Molly and I attended the first of a two-part Alternative Insemination Program orientation at our local LGBT-friendly healthcare provider. We chose to go to them for a couple of reasons. They are certainly cheaper than a fertility clinic, but they only do natural inseminations; they don’t do anything with fertility drugs, but at this point we have no reason to believe that Molly will have any problems with infertility. Also, we’ve both heard good things about the office, and they have a brand new facility that seems really nice.

This first session covered most of the basics of AI, including how to chart cycles, methods of selecting donors and ordering sperm, various methods of insemination (at home vs. in-office), success rates, and legal issues.

Before attending the second part of the orientation, Molly must have charted her cycles for at least three months, using basal body temperature (BBT) and ovulation predictor kits (OPK). This will allow them to more accurately estimate a window of time when ovulation should occur, which determines when to set up potential insemination appointments. So, she stopped her contraceptive and will start to chart her cycles.

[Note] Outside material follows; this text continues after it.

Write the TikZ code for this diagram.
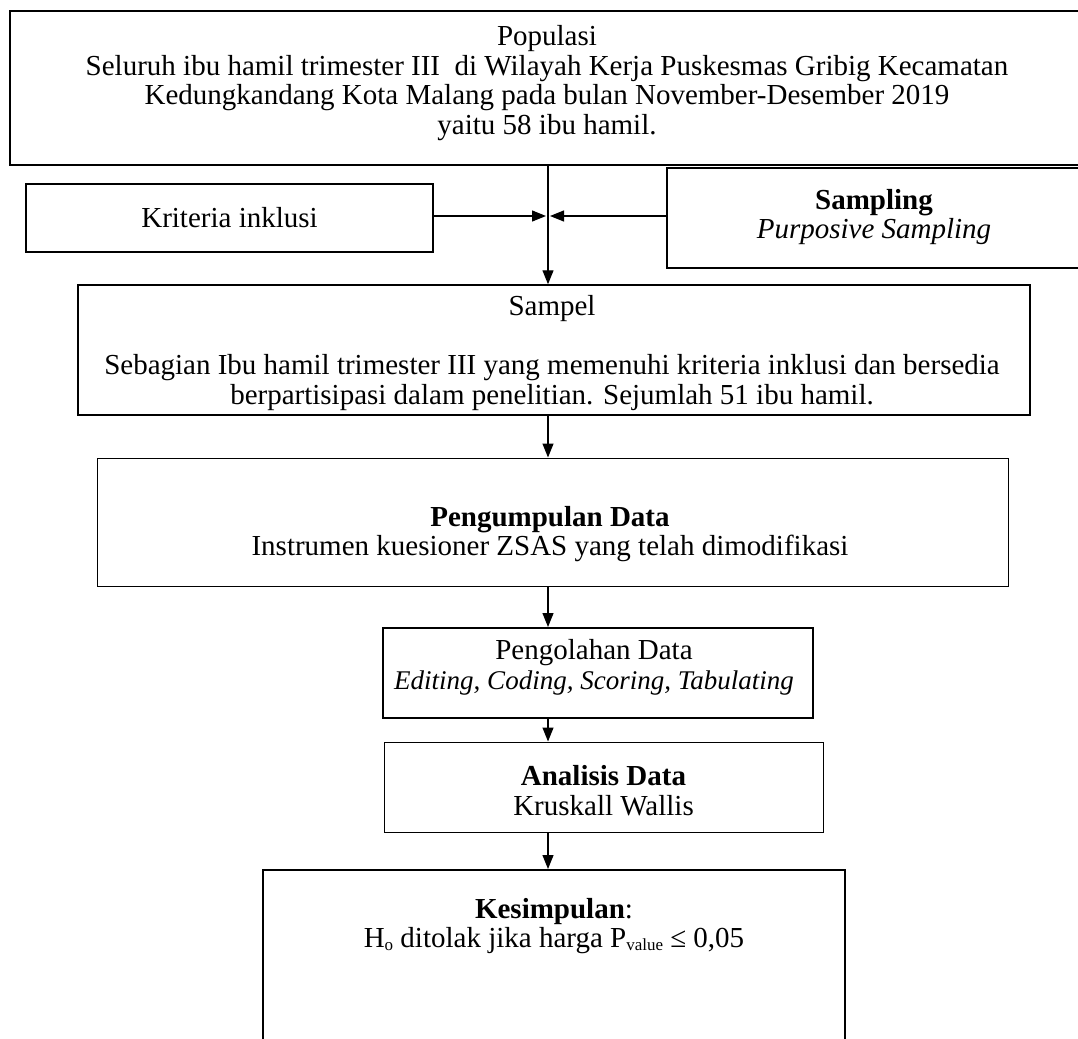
\documentclass[tikz,border=0pt]{standalone}
\usepackage{fontspec}
\setmainfont{Liberation Serif}
\usetikzlibrary{arrows.meta,calc}
\begin{document}
\begin{tikzpicture}[x=1pt,y=1pt,
  box/.style={draw,rectangle,inner sep=0pt,anchor=center},
  txt/.style={align=center,inner sep=0pt,font=\fontsize{29}{29.5}\selectfont},
  arr/.style={line width=1.2pt,-{Triangle[length=14pt,width=11pt]}},
  every node/.style={font=\fontsize{29}{29.5}\selectfont}]
\useasboundingbox (0,0) rectangle (1078,-1038);
\clip (0,0) rectangle (1078,-1038);
% boxes
\node[box,line width=2.4pt,minimum width=1080,minimum height=154] (pop) at (550,-88) {};
\node[txt] (popt) at (547,-83) {Populasi\\Seluruh ibu hamil trimester III\ \ di Wilayah Kerja Puskesmas Gribig Kecamatan\\Kedungkandang Kota Malang pada bulan November-Desember 2019\\yaitu 58 ibu hamil.};
\node[box,line width=2pt,minimum width=407,minimum height=68] (krit) at (229.5,-218) {};
\node[txt] (kritt) at (229.5,-218) {Kriteria inklusi};
\node[box,line width=1.8pt,minimum width=423,minimum height=100] (samp) at (878.5,-218) {};
\node[txt] (sampt) at (874,-217) {\textbf{Sampling}\\\textit{Purposive Sampling}};
\node[box,line width=1.5pt,minimum width=952,minimum height=130] (sampel) at (554,-350) {};
\node[txt] (sampelt) at (552,-353) {Sampel\\[29.5pt]Sebagian Ibu hamil trimester III yang memenuhi kriteria inklusi dan bersedia\\berpartisipasi dalam penelitian. Sejumlah 51 ibu hamil.};
\node[box,line width=1pt,minimum width=911,minimum height=128] (kumpul) at (552.5,-522) {};
\node[txt] (kumpult) at (550,-534) {\textbf{Pengumpulan Data}\\Instrumen kuesioner ZSAS yang telah dimodifikasi};
\node[box,line width=2pt,minimum width=430,minimum height=90] (olah) at (598,-673) {};
\node[txt] (olaht) at (594,-667.5) {Pengolahan Data\\{\fontsize{27}{29.5}\selectfont\itshape Editing, Coding, Scoring, Tabulating}};
\node[box,line width=1pt,minimum width=439,minimum height=90] (anal) at (603.5,-787) {};
\node[txt] (analt) at (603.5,-790.5) {\textbf{Analisis Data}\\Kruskall Wallis};
\node[box,line width=2pt,minimum width=582,minimum height=175] (simp) at (554,-957.5) {};
\node[txt] (simpt) at (554,-926) {\textbf{Kesimpulan}:\\H\raisebox{-3pt}{\fontsize{17}{17}\selectfont o} ditolak jika harga P\raisebox{-3pt}{\fontsize{17}{17}\selectfont value} ≤ 0,05};
% connectors
\coordinate (m) at (548,-216);
\coordinate (mL) at (546,-216);
\coordinate (mR) at (550,-216);
\draw[arr] (pop.south -| m) -- (sampel.north -| m);
\draw[arr] (krit.east |- m) -- (mL);
\draw[arr] (samp.west |- m) -- (mR);
\draw[arr] (sampel.south -| m) -- (kumpul.north -| m);
\draw[arr] (kumpul.south -| m) -- (olah.north -| m);
\draw[arr] (olah.south -| m) -- (anal.north -| m);
\draw[arr] (anal.south -| m) -- (simp.north -| m);
\end{tikzpicture}
\end{document}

They gave us a list of tests that need to be done to get medical clearance before we can do the first insemination. Since insurance should pay for these tests, if ordered by her primary care physician, and the results are only good for a year, we’ve decided to wait a few months before getting these tests done (when it will be closer to the time we do the first insemination). We’ve decided that September will be the first month we inseminate; that way, the baby won’t (or shouldn’t) be born much before I graduate from veterinary school in May 2010.